I'm trying to launch a script with /bin/bash -c with positional arguments but can't figure out the following issue:

Suppose I have test.sh as follows:

#!/bin/bash
echo $0
echo $1

> ./test.sh a
./test.sh
a

> /bin/bash -c ./test.sh a
./test.sh

Why does the second one return an empty position argument for $1? Based on the man page:

   -c        If the -c option is present, then commands are read from the first non-option argument command_string.  If there are arguments after the command_string, the first argument is assigned to $0 and any remaining arguments are assigned to the positional
             parameters.  The assignment to $0 sets the name of the shell, which is used in warning and error messages.

It seems like "a" should be assigned to $0 at least, which is not what I saw. /bin/bash -c 'echo $0' a works as expected. Thanks!

Answer 1

bash [long-opt] [-abefhkmnptuvxdBCDHP] [-o option] [-O shopt_option] -c string [argument ...]

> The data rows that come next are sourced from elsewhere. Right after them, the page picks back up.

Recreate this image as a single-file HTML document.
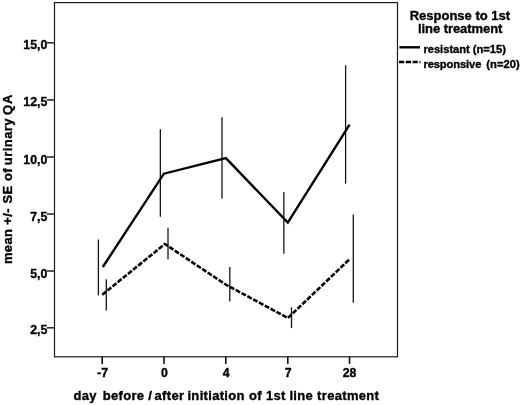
<!DOCTYPE html>
<html>
<head>
<meta charset="utf-8">
<title>Urinary QA by response to 1st line treatment</title>
<style>
html,body{margin:0;padding:0;background:#fff;}
body{width:520px;height:405px;overflow:hidden;}
svg{display:block;}
text{font-family:"Liberation Sans",sans-serif;font-weight:bold;fill:#000;stroke:#000;stroke-width:0.35px;stroke-linejoin:round;}
.tick{font-size:12.3px;}
.title{font-size:13px;}
.leg{font-size:11.2px;}
.ax{stroke:#1a1a1a;stroke-width:1.2;fill:none;}
.eb{stroke:#151515;stroke-width:1.3;fill:none;}
.ln{stroke:#000;stroke-width:2.4;fill:none;stroke-linejoin:miter;stroke-linecap:butt;}
</style>
</head>
<body>
<svg width="520" height="405" viewBox="0 0 520 405">
<rect x="0" y="0" width="520" height="405" fill="#ffffff"/>

<!-- plot frame -->
<rect class="ax" x="54.5" y="2.6" width="343" height="354.2"/>

<!-- y ticks -->
<g class="ax" style="stroke-width:1.45">
<line x1="47" y1="42.8" x2="54.5" y2="42.8"/>
<line x1="47" y1="99.9" x2="54.5" y2="99.9"/>
<line x1="47" y1="157.0" x2="54.5" y2="157.0"/>
<line x1="47" y1="214.0" x2="54.5" y2="214.0"/>
<line x1="47" y1="271.0" x2="54.5" y2="271.0"/>
<line x1="47" y1="327.8" x2="54.5" y2="327.8"/>
</g>
<g class="tick" text-anchor="end">
<text x="47.3" y="49.3">15,0</text>
<text x="47.3" y="106.4">12,5</text>
<text x="47.3" y="163.5">10,0</text>
<text x="47.3" y="220.5">7,5</text>
<text x="47.3" y="277.5">5,0</text>
<text x="47.3" y="334.3">2,5</text>
</g>

<!-- x ticks -->
<g class="ax" style="stroke-width:1.6;stroke:#111">
<line x1="102.2" y1="356.8" x2="102.2" y2="363.9"/>
<line x1="164" y1="356.8" x2="164" y2="363.9"/>
<line x1="225.8" y1="356.8" x2="225.8" y2="363.9"/>
<line x1="287.8" y1="356.8" x2="287.8" y2="363.9"/>
<line x1="349.5" y1="356.8" x2="349.5" y2="363.9"/>
</g>
<g class="tick" text-anchor="middle">
<text x="102.5" y="376.9">-7</text>
<text x="164.3" y="376.9">0</text>
<text x="226.1" y="376.9">4</text>
<text x="288.1" y="376.9">7</text>
<text x="349.6" y="376.9">28</text>
</g>

<!-- axis titles -->
<text class="title" x="73.5" y="400.3" style="letter-spacing:0.315px" dx="0 0 0 0 1.9 0 0 0 0 0 0 0 0 -1.6 0 0 0 0 0 -0.85 0 0 0 0 0 0 0 0 0 0 0.2 0 0 0.15 0 0 0 -0.3 0 0 0 0 0.1 0 0 0 0 0 0 0 0">day before / after initiation of 1st line treatment</text>
<text class="title" transform="translate(12.3 264.1) rotate(-90)" x="0" y="0" style="letter-spacing:0.345px" dx="0 0 0 0 0 0 0 0 0 0.8 0 0 0.3 0 0 -1.1 0.1 0.1 0.1 0.1 0.1 0.1 0 -0.9 0.6">mean +/- SE of urinary QA</text>

<!-- error bars: resistant -->
<g class="eb">
<line x1="98.4" y1="239.5" x2="98.4" y2="295.4"/>
<line x1="160.35" y1="129.2" x2="160.35" y2="216.8"/>
<line x1="222" y1="117.3" x2="222" y2="198.5"/>
<line x1="283.85" y1="191.9" x2="283.85" y2="253.8"/>
<line x1="345.6" y1="65.2" x2="345.6" y2="183.6"/>
</g>
<!-- error bars: responsive -->
<g class="eb">
<line x1="106.3" y1="279.2" x2="106.3" y2="310.6"/>
<line x1="168" y1="227.7" x2="168" y2="259.2"/>
<line x1="229.8" y1="267.1" x2="229.8" y2="301.5"/>
<line x1="291.5" y1="307.2" x2="291.5" y2="328.1"/>
<line x1="353.3" y1="214.6" x2="353.3" y2="302.8"/>
</g>

<!-- series -->
<polyline class="ln" points="102.8,267 163.9,173.7 225.9,158.1 287.8,222.6 349.6,124.6"/>
<polyline class="ln" style="stroke-width:2.6" stroke-dasharray="5 1.6" points="102.3,294.7 164.9,244.0 225.8,284.6 287.9,318.0 350.1,258.7"/>

<!-- legend -->
<text class="title" x="459.9" y="20" text-anchor="middle">Response to 1st</text>
<text class="title" x="418" y="32.5" textLength="84.4" lengthAdjust="spacing">line treatment</text>
<line class="ln" x1="399.4" y1="47.3" x2="420" y2="47.3"/>
<line class="ln" x1="399" y1="62" x2="420.5" y2="62" stroke-dasharray="5.2 1.6"/>
<text class="leg" x="423.4" y="52.9" textLength="82.6" lengthAdjust="spacing">resistant (n=15)</text>
<text class="leg" y="67.6"><tspan x="423.4" textLength="61" lengthAdjust="spacing">responsive </tspan><tspan x="486.3" textLength="33.4" lengthAdjust="spacing">(n=20)</tspan></text>
</svg>
</body>
</html>
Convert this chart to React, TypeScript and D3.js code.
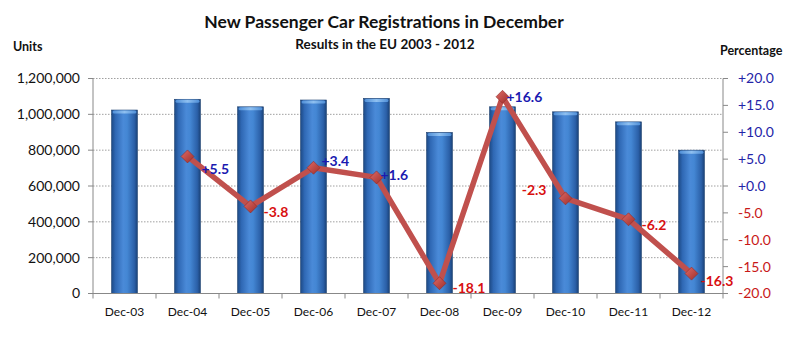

-c supposed to be followed by a string, so you may quote ./test.sh a like:

$ /bin/bash -c "./test.sh a"
./test.sh
a

Answer 2

The -c option does not collect all following arguments of the bash command, but just uses the first non-option argument, which in your case is the one immediately following it. I don't see why you want to use -c here. I would write your command as

/bin/bash test.sh a

Since in this case, no PATH search is involved, you can also omit the ./ part. In fact, test.sh doesn't even need to be executable here.

Answer 3

The string after -c acts like a miniature script, and the arguments after that are passed to it as $0, $1, $2, etc. For example:

$ bash -c 'echo "\$0=$0, \$1=$1, \$2=$2"' zero one two
$0=zero, $1=one, $2=two

(Note: it's important that the mini-script is in single-quotes; without them the references to $0 would be expanded by your interactive shell before they even get passed to the bash -c command.)

In your case, the mini-script runs another script (./test.sh), but doesn't pass on the arguments. If you wanted to pass them on, you'd do something like this:

$ bash -c './test.sh "$1" "$2"' zero one two
./test.sh
one

If the script had bothered to print its $2 here, it would've gotten "two". It doesn't help to pass on $0, because for a real script that's automatically set to the actual command used to run the script.